** Begin Input records **

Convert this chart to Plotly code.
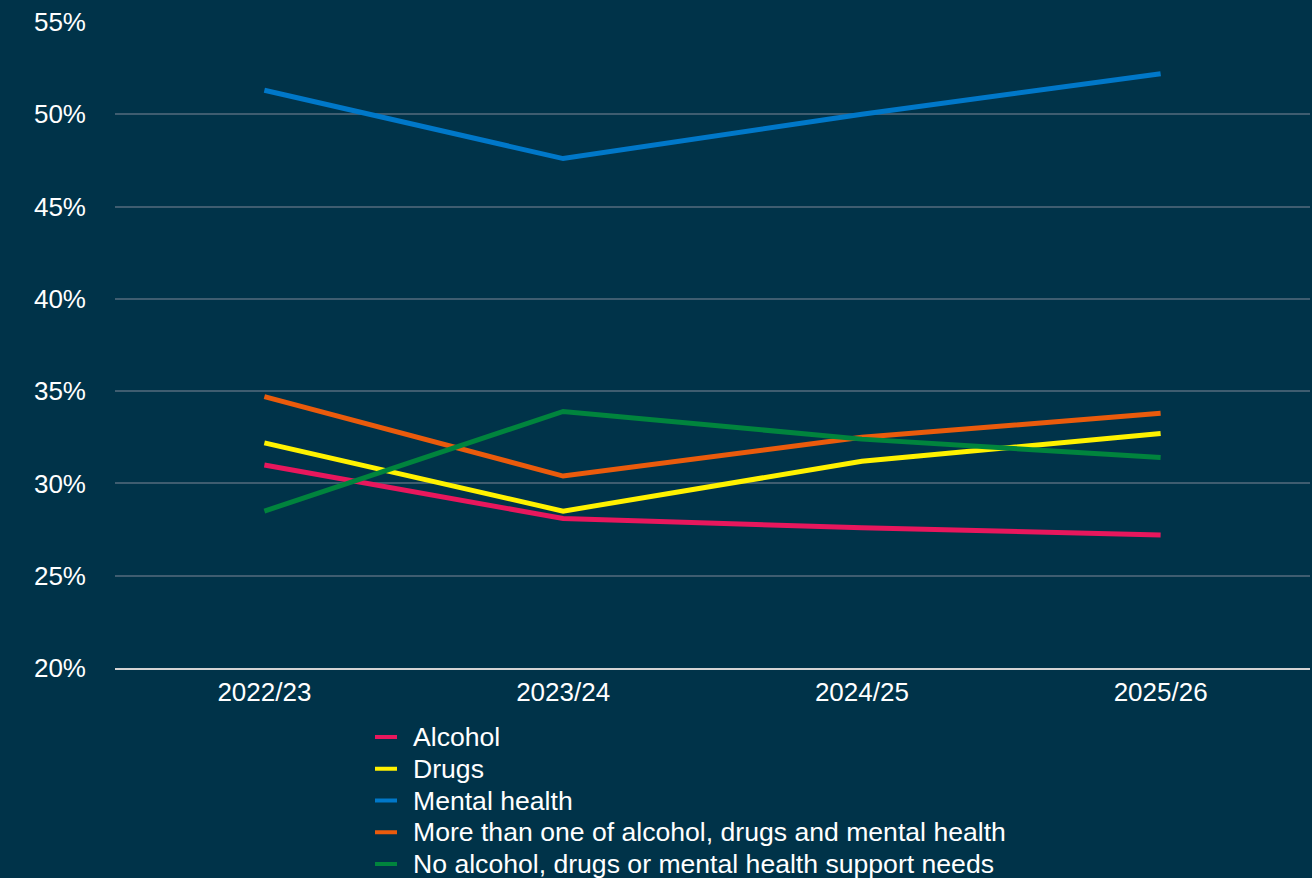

** End Input records **
** Begin Input records **

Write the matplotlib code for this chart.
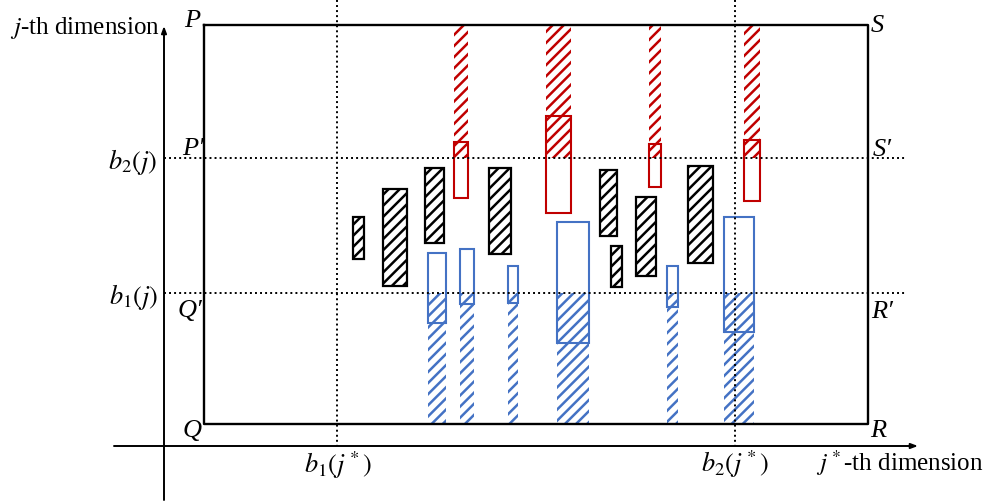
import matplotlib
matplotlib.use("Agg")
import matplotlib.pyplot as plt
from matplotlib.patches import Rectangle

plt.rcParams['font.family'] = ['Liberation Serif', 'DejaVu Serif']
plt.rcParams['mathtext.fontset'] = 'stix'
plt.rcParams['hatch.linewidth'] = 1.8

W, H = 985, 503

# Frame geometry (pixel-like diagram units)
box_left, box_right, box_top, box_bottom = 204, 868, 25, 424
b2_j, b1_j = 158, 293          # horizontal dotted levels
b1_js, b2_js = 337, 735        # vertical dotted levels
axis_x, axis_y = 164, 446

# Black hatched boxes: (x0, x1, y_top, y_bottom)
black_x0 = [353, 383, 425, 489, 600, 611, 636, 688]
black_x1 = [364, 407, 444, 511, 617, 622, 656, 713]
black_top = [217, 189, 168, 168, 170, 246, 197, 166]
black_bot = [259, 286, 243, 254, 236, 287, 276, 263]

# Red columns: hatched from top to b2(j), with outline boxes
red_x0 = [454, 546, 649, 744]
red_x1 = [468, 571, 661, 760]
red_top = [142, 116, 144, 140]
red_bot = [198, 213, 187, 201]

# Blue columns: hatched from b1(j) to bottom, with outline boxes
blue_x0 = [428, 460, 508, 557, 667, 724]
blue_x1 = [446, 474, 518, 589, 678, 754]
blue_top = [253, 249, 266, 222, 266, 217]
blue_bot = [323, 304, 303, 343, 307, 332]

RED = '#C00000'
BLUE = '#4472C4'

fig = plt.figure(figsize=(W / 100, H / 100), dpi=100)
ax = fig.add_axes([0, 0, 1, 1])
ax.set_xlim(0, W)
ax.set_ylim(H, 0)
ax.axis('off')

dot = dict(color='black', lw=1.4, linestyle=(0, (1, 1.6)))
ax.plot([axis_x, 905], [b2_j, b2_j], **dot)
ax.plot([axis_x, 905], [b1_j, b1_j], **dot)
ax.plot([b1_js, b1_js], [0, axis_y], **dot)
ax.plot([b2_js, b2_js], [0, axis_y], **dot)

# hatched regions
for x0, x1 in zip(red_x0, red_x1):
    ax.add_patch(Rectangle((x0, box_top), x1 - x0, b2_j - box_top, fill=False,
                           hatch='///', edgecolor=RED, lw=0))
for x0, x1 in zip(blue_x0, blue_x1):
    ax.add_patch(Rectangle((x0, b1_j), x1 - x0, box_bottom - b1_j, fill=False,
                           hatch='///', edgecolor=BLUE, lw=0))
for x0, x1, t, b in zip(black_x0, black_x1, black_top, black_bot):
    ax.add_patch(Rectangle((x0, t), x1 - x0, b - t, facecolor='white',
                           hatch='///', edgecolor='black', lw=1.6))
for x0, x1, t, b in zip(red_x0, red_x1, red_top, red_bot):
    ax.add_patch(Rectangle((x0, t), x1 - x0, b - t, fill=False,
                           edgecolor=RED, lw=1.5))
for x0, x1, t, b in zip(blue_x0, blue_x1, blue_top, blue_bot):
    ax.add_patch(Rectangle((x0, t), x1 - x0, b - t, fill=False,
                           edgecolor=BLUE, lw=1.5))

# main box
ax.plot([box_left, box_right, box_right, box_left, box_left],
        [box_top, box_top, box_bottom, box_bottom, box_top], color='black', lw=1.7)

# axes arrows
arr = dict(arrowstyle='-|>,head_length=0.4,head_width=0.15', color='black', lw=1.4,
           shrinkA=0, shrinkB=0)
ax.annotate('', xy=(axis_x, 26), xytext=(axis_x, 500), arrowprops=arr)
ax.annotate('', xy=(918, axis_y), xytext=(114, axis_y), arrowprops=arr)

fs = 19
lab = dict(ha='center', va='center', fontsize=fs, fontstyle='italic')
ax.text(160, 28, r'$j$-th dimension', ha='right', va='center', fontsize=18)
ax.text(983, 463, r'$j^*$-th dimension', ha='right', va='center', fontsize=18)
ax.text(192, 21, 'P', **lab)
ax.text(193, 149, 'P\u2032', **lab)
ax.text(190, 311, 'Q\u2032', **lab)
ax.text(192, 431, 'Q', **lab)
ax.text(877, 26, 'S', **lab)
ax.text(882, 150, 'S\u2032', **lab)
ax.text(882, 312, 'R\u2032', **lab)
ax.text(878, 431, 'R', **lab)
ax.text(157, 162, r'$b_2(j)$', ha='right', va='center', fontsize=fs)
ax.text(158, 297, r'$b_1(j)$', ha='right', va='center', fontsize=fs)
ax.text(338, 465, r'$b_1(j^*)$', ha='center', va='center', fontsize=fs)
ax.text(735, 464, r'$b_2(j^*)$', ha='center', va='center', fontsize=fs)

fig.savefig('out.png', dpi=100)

** End Input records **

* **Short problem**
Above are some records. Output exactly the lines from the one that contains "Write the matplotlib code for this chart." to the one that contains "black_bot = [259, 286, 243, 254, 236, 287, 276, 263]", keeping both, and omit the pictures.

* **Expected output**
Write the matplotlib code for this chart.
import matplotlib
matplotlib.use("Agg")
import matplotlib.pyplot as plt
from matplotlib.patches import Rectangle

plt.rcParams['font.family'] = ['Liberation Serif', 'DejaVu Serif']
plt.rcParams['mathtext.fontset'] = 'stix'
plt.rcParams['hatch.linewidth'] = 1.8

W, H = 985, 503

# Frame geometry (pixel-like diagram units)
box_left, box_right, box_top, box_bottom = 204, 868, 25, 424
b2_j, b1_j = 158, 293          # horizontal dotted levels
b1_js, b2_js = 337, 735        # vertical dotted levels
axis_x, axis_y = 164, 446

# Black hatched boxes: (x0, x1, y_top, y_bottom)
black_x0 = [353, 383, 425, 489, 600, 611, 636, 688]
black_x1 = [364, 407, 444, 511, 617, 622, 656, 713]
black_top = [217, 189, 168, 168, 170, 246, 197, 166]
black_bot = [259, 286, 243, 254, 236, 287, 276, 263]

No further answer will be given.